Required work ▸ Return each line of the data below verbatim; pictures are to be left out.
**** Dataset extract
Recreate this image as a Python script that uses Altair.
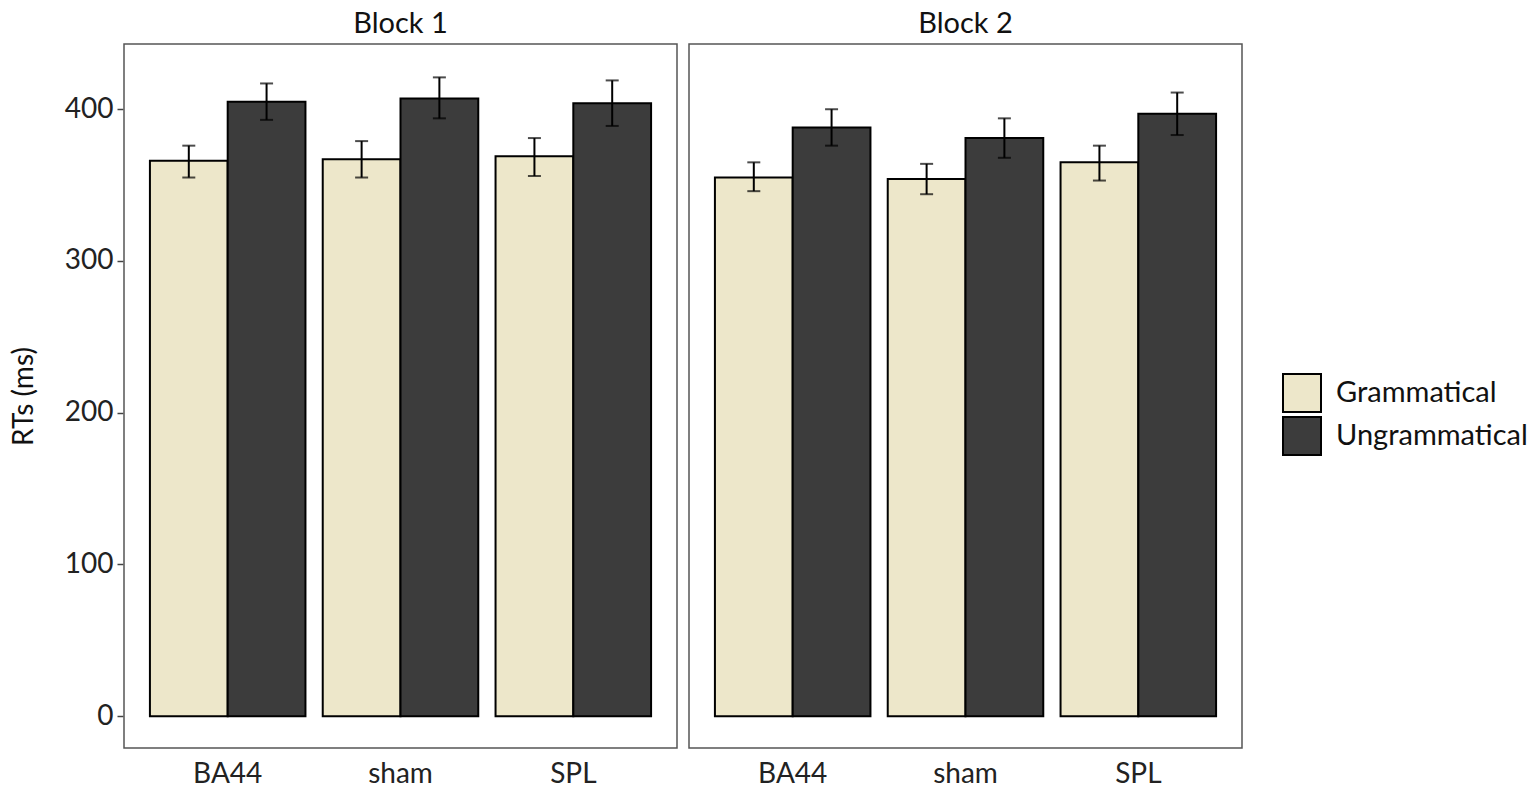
import altair as alt
import pandas as pd

blocks = ["Block 1"] * 6 + ["Block 2"] * 6
regions = ["BA44", "BA44", "sham", "sham", "SPL", "SPL"] * 2
conditions = ["Grammatical", "Ungrammatical"] * 6
means = [366, 405, 367, 407, 369, 404,
         355, 388, 354, 381, 365, 397]
lower = [355, 393, 355, 394, 356, 389,
         346, 376, 344, 368, 353, 383]
upper = [376, 417, 379, 421, 381, 419,
         365, 400, 364, 394, 376, 411]

df = pd.DataFrame({"block": blocks, "region": regions, "cond": conditions,
                   "rt": means, "lo": lower, "hi": upper})

FONT = "Lato"
x = alt.X("region:N", sort=["BA44", "sham", "SPL"], title=None,
          scale=alt.Scale(paddingInner=0.1, paddingOuter=0.15),
          axis=alt.Axis(ticks=False, domain=False, labelAngle=0, labelFontSize=28,
                        labelFont=FONT, labelColor="#222", labelPadding=11))
xoff = alt.XOffset("cond:N", sort=["Grammatical", "Ungrammatical"])
yscale = alt.Scale(domain=[-21, 443], nice=False, zero=False)

bars = alt.Chart().mark_bar(stroke="black", strokeWidth=2).encode(
    x=x, xOffset=xoff,
    y=alt.Y("rt:Q", scale=yscale, title="RTs (ms)",
            axis=alt.Axis(values=[0, 100, 200, 300, 400], grid=False, domain=False,
                          tickColor="#444", tickSize=6, tickWidth=1.5, labelPadding=4,
                          labelFontSize=28, labelFont=FONT,
                          labelColor="#222", titleFontSize=28, titleFont=FONT,
                          titleFontWeight="normal", titleColor="#111", titlePadding=26)),
    y2=alt.datum(0),
    fill=alt.Fill("cond:N", sort=["Grammatical", "Ungrammatical"],
                  scale=alt.Scale(domain=["Grammatical", "Ungrammatical"],
                                  range=["#EDE7CA", "#3C3C3C"]),
                  legend=alt.Legend(title=None, symbolType="square", symbolSize=1444,
                                    symbolStrokeColor="black", symbolStrokeWidth=2,
                                    symbolOpacity=1, labelFontSize=29, labelFont=FONT,
                                    labelColor="#111", rowPadding=-6, labelOffset=14,
                                    labelLimit=0,
                                    orient="none", legendX=1158, legendY=329)),
)

rules = alt.Chart().mark_rule(color="black", strokeWidth=2).encode(
    x=x, xOffset=xoff, y=alt.Y("lo:Q", scale=yscale), y2="hi:Q")
caps_lo = alt.Chart().mark_tick(color="black", thickness=2, size=13).encode(
    x=x, xOffset=xoff, y=alt.Y("lo:Q", scale=yscale))
caps_hi = alt.Chart().mark_tick(color="black", thickness=2, size=13).encode(
    x=x, xOffset=xoff, y=alt.Y("hi:Q", scale=yscale))

layer = alt.layer(bars, rules, caps_lo, caps_hi).properties(width=553, height=704)

chart = layer.facet(
    column=alt.Column("block:N", title=None,
                      header=alt.Header(labelFontSize=29, labelFont=FONT, labelColor="#111",
                                        labelPadding=4)),
    data=df, spacing=10,
).configure(
    padding={"left": 2, "top": 2, "right": 0, "bottom": 0}, background="white"
).configure_view(stroke="#555", strokeWidth=1.5)

chart.save("out.html", embed_options={"renderer": "svg", "actions": False})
********
Task answer ▸
Recreate this image as a Python script that uses Altair.
import altair as alt
import pandas as pd

blocks = ["Block 1"] * 6 + ["Block 2"] * 6
regions = ["BA44", "BA44", "sham", "sham", "SPL", "SPL"] * 2
conditions = ["Grammatical", "Ungrammatical"] * 6
means = [366, 405, 367, 407, 369, 404,
         355, 388, 354, 381, 365, 397]
lower = [355, 393, 355, 394, 356, 389,
         346, 376, 344, 368, 353, 383]
upper = [376, 417, 379, 421, 381, 419,
         365, 400, 364, 394, 376, 411]

df = pd.DataFrame({"block": blocks, "region": regions, "cond": conditions,
                   "rt": means, "lo": lower, "hi": upper})

FONT = "Lato"
x = alt.X("region:N", sort=["BA44", "sham", "SPL"], title=None,
          scale=alt.Scale(paddingInner=0.1, paddingOuter=0.15),
          axis=alt.Axis(ticks=False, domain=False, labelAngle=0, labelFontSize=28,
                        labelFont=FONT, labelColor="#222", labelPadding=11))
xoff = alt.XOffset("cond:N", sort=["Grammatical", "Ungrammatical"])
yscale = alt.Scale(domain=[-21, 443], nice=False, zero=False)

bars = alt.Chart().mark_bar(stroke="black", strokeWidth=2).encode(
    x=x, xOffset=xoff,
    y=alt.Y("rt:Q", scale=yscale, title="RTs (ms)",
            axis=alt.Axis(values=[0, 100, 200, 300, 400], grid=False, domain=False,
                          tickColor="#444", tickSize=6, tickWidth=1.5, labelPadding=4,
                          labelFontSize=28, labelFont=FONT,
                          labelColor="#222", titleFontSize=28, titleFont=FONT,
                          titleFontWeight="normal", titleColor="#111", titlePadding=26)),
    y2=alt.datum(0),
    fill=alt.Fill("cond:N", sort=["Grammatical", "Ungrammatical"],
                  scale=alt.Scale(domain=["Grammatical", "Ungrammatical"],
                                  range=["#EDE7CA", "#3C3C3C"]),
                  legend=alt.Legend(title=None, symbolType="square", symbolSize=1444,
                                    symbolStrokeColor="black", symbolStrokeWidth=2,
                                    symbolOpacity=1, labelFontSize=29, labelFont=FONT,
                                    labelColor="#111", rowPadding=-6, labelOffset=14,
                                    labelLimit=0,
                                    orient="none", legendX=1158, legendY=329)),
)

rules = alt.Chart().mark_rule(color="black", strokeWidth=2).encode(
    x=x, xOffset=xoff, y=alt.Y("lo:Q", scale=yscale), y2="hi:Q")
caps_lo = alt.Chart().mark_tick(color="black", thickness=2, size=13).encode(
    x=x, xOffset=xoff, y=alt.Y("lo:Q", scale=yscale))
caps_hi = alt.Chart().mark_tick(color="black", thickness=2, size=13).encode(
    x=x, xOffset=xoff, y=alt.Y("hi:Q", scale=yscale))

layer = alt.layer(bars, rules, caps_lo, caps_hi).properties(width=553, height=704)

chart = layer.facet(
    column=alt.Column("block:N", title=None,
                      header=alt.Header(labelFontSize=29, labelFont=FONT, labelColor="#111",
                                        labelPadding=4)),
    data=df, spacing=10,
).configure(
    padding={"left": 2, "top": 2, "right": 0, "bottom": 0}, background="white"
).configure_view(stroke="#555", strokeWidth=1.5)

chart.save("out.html", embed_options={"renderer": "svg", "actions": False})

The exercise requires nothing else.